Retailers and home builders led stocks higher for much of the session, helped by a surprising profit increase from retailer Bed Bath & Beyond Inc(BBBY.O). Energy companies' shares also rose as oil prices climbed above $70 a barrel.
Stocks extended gains shortly before midday as investors took Bernanke's hearing in stride. Despite lawmakers' criticisms of Bernanke, the Fed chairman is well liked on Wall Street and most analysts anticipate he will be reappointed.
The U.S. House of Representatives Oversight and Government Reform Committee questioned Bernanke on the Fed's role in Bank of America's takeover of Merrill Lynch, and whether he pressured Bank of America's CEO Ken Lewis to go through with the deal after Lewis raised objections.
"There was concern as to what might happen there. He seemed to give some pretty decent testimony; at least it didn't get out of hand," said Bucky Hellwig, senior vice president at Morgan Asset Management, in Birmingham, Alabama.
The Dow Jones industrial average (.DJI) jumped 172.54 points, or 2.08 percent, to 8,472.40, snapping a four-day losing streak. The Standard & Poor's 500 Index (.SPX) gained 19.32 points, or 2.14 percent, to 920.26. The Nasdaq Composite Index (.IXIC) advanced 37.20 points, or 2.08 percent, to 1,829.54.
With the second quarter ending early next week, some portfolio managers have already begun their end-of-quarter "window dressing" of selling some shares with big losses and buying some of the quarter's best-performing stocks to help improve their returns.
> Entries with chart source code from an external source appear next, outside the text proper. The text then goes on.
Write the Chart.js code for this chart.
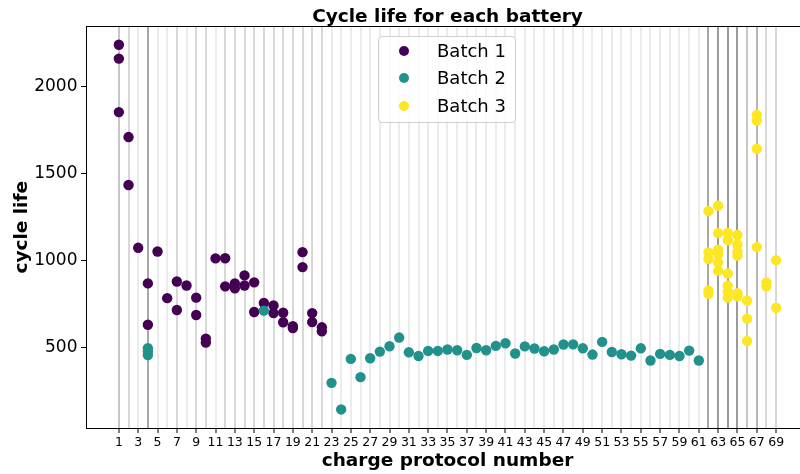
<!DOCTYPE html>
<html>
<head>
<meta charset="utf-8">
<script src="https://cdn.jsdelivr.net/npm/chart.js@4/dist/chart.umd.min.js"></script>
<style>
  body { margin: 0; background: #fff; overflow: hidden; }
  #wrap { position: relative; width: 800px; height: 474px; overflow: hidden; }
  #chart { display: block; }
  #legend {
    position: absolute; left: 378px; top: 36px; width: 138px; height: 87px;
    box-sizing: border-box; border: 1px solid #d0d0d0; border-radius: 4px;
    background: rgba(255, 255, 255, 0.8); padding-top: 0px;
    font-family: 'DejaVu Sans', sans-serif; font-size: 18px; color: #000;
  }
  #legend .row { height: 27.3px; line-height: 27.3px; white-space: nowrap; }
  #legend .dot {
    display: inline-block; width: 10px; height: 10px; border-radius: 50%;
    margin-left: 20px; vertical-align: middle; position: relative; top: -1px;
  }
  #legend .txt { margin-left: 28px; }
</style>
</head>
<body>
<div id="wrap">
  <canvas id="chart" width="895" height="474"></canvas>
  <div id="legend"></div>
</div>
<script>
// Data
const batchLabels = ['Batch 1', 'Batch 2', 'Batch 3'];
const batchColors = ['#440154', '#21918c', '#fde725'];

const batch1Protocol = [1, 1, 1, 2, 2, 3, 4, 4, 5, 6, 7, 7, 8, 9, 9, 10, 10, 11, 12, 12,
  13, 13, 14, 14, 15, 15, 16, 17, 17, 18, 18, 19, 19, 20, 20, 21, 21, 22, 22];
const batch1Life = [2243, 2163, 1855, 1711, 1435, 1073, 868, 630, 1052, 783, 879, 715, 856, 786, 686, 550, 527, 1012, 1013, 851,
  868, 840, 914, 856, 874, 703, 755, 741, 697, 699, 644, 622, 611, 1048, 962, 697, 645, 615, 592];

const batch2Protocol = [4, 4, 4, 16, 23, 24, 25, 26, 27, 28, 29, 30, 31, 32, 33, 34, 35, 36, 37, 38, 39, 40, 41, 42,
  43, 44, 45, 46, 47, 48, 49, 50, 51, 52, 53, 54, 55, 56, 57, 58, 59, 60, 61];
const batch2Life = [495, 475, 455, 711, 295, 142, 433, 328, 437, 475, 506, 556, 471, 450, 479, 479, 487, 483, 456, 496, 483, 508, 523, 464,
  505, 493, 477, 487, 516, 517, 494, 458, 531, 473, 460, 452, 494, 424, 462, 456, 450, 481, 424];

const batch3Protocol = [62, 62, 62, 62, 62, 63, 63, 63, 63, 63, 63, 64, 64, 64, 64, 64, 64, 65, 65, 65, 65, 65, 65,
  66, 66, 66, 67, 67, 67, 67, 68, 68, 69, 69];
const batch3Life = [1284, 1046, 1008, 826, 808, 1316, 1158, 1062, 1036, 988, 940, 1159, 1116, 925, 855, 822, 786, 1147, 1092, 1050, 1028, 812, 793,
  768, 665, 536, 1839, 1806, 1644, 1077, 874, 851, 1002, 728];

const xTicks = [1, 2, 3, 4, 5, 6, 7, 8, 9, 10, 11, 12, 13, 14, 15, 16, 17, 18, 19, 20, 21, 22, 23, 24, 25, 26, 27, 28, 29, 30,
  31, 32, 33, 34, 35, 36, 37, 38, 39, 40, 41, 42, 43, 44, 45, 46, 47, 48, 49, 50, 51, 52, 53, 54, 55, 56, 57, 58, 59, 60,
  61, 62, 63, 64, 65, 66, 67, 68, 69];
const yTicks = [500, 1000, 1500, 2000];

const protocols = [batch1Protocol, batch2Protocol, batch3Protocol];
const lives = [batch1Life, batch2Life, batch3Life];

// one faint vertical line per battery, so busy protocols look darker
const lineCount = {};
protocols.flat().forEach(p => { lineCount[p] = (lineCount[p] || 0) + 1; });

function gridColor(ctx) {
  const n = lineCount[ctx.tick && ctx.tick.value] || 0;
  const a = 1 - Math.pow(1 - 0.08, n);
  return 'rgba(0,0,0,' + a.toFixed(3) + ')';
}

Chart.defaults.font.family = "'DejaVu Sans', sans-serif";
Chart.defaults.color = '#000';

const datasets = batchLabels.map((label, i) => ({
  label: label,
  data: protocols[i].map((p, j) => ({ x: p, y: lives[i][j] })),
  backgroundColor: batchColors[i],
  borderWidth: 0,
  pointRadius: 5.2,
  pointHoverRadius: 5.2,
  order: 3 - i
}));

new Chart(document.getElementById('chart'), {
  type: 'scatter',
  data: { datasets: datasets },
  options: {
    responsive: false,
    animation: false,
    devicePixelRatio: 1,
    layout: { padding: 0 },
    plugins: {
      legend: { display: false },
      tooltip: { enabled: false },
      title: {
        display: true,
        text: 'Cycle life for each battery',
        font: { size: 18.5, weight: 'bold', lineHeight: 1 },
        padding: { top: 8, bottom: 0 },
        color: '#000'
      }
    },
    scales: {
      x: {
        type: 'linear',
        position: 'bottom',
        min: -2.4,
        max: 72.4,
        z: 1,
        afterBuildTicks: axis => { axis.ticks = xTicks.map(v => ({ value: v })); },
        afterFit: axis => { axis.height = 46; },
        ticks: {
          autoSkip: false,
          maxRotation: 0,
          minRotation: 0,
          padding: 2,
          font: { size: 12.5 },
          callback: v => (v % 2 === 1 ? String(v) : '')
        },
        grid: {
          color: gridColor,
          lineWidth: 2,
          tickLength: 5,
          tickWidth: 1,
          tickColor: ctx => (ctx.tick && ctx.tick.value % 2 === 1 ? '#000' : 'rgba(0,0,0,0)')
        },
        border: { color: '#000', width: 1 },
        title: {
          display: true,
          text: 'charge protocol number',
          font: { size: 18.5, weight: 'bold', lineHeight: 1 },
          padding: { top: 0, bottom: 4 }
        }
      },
      xt: {
        type: 'linear',
        position: 'top',
        afterFit: axis => { axis.height = 0; },
        grid: { display: false },
        ticks: { display: false },
        border: { display: true, color: '#000', width: 1 }
      },
      y: {
        type: 'linear',
        position: 'left',
        min: 35,
        max: 2348,
        afterBuildTicks: axis => { axis.ticks = yTicks.map(v => ({ value: v })); },
        afterFit: axis => { axis.width = 86; },
        ticks: { padding: 3.5, font: { size: 17 }, callback: v => String(v) },
        grid: { drawOnChartArea: false, tickLength: 5, tickWidth: 1, tickColor: '#000' },
        border: { color: '#000', width: 1 },
        title: {
          display: true,
          text: 'cycle life',
          font: { size: 18.5, weight: 'bold', lineHeight: 1 },
          padding: { top: 13, bottom: 0 }
        }
      },
      yr: {
        type: 'linear',
        position: 'right',
        afterFit: axis => { axis.width = 86; },
        grid: { display: false },
        ticks: { display: false },
        border: { display: false }
      }
    }
  }
});

// legend box sits inside the plot, like the reference
const legend = document.getElementById('legend');
batchLabels.forEach((label, i) => {
  const row = document.createElement('div');
  row.className = 'row';
  row.innerHTML = '<span class="dot" style="background:' + batchColors[i] + '"></span><span class="txt">' + label + '</span>';
  legend.appendChild(row);
});
</script>
</body>
</html>
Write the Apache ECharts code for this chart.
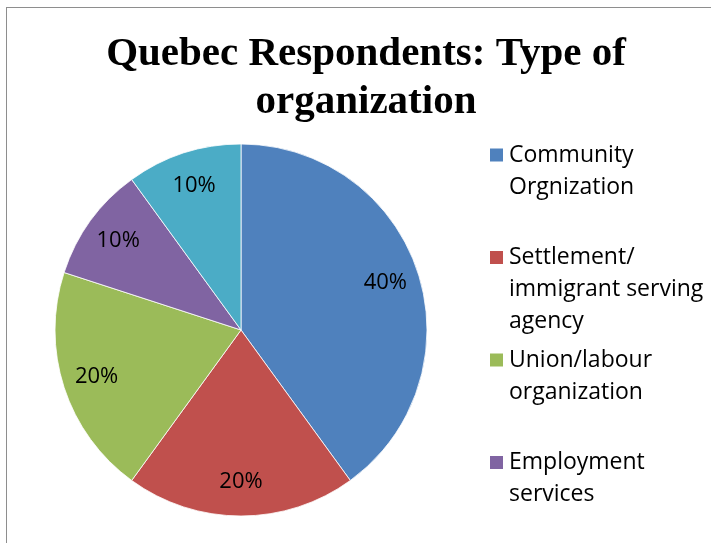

This Wall Street ritual also is likely to have helped ignite Thursday's rally.
The S&P 500 is up 36 percent from a 12-year closing low hit on March 9.
Another sign that encouraged investors was news the Federal Reserve was scaling back some emergency funding programs even while extending a number of others.
"What we saw is an improvement here in that one program went away, but also the flexibility that these other ones are staying around in case they're needed," Hellwig said.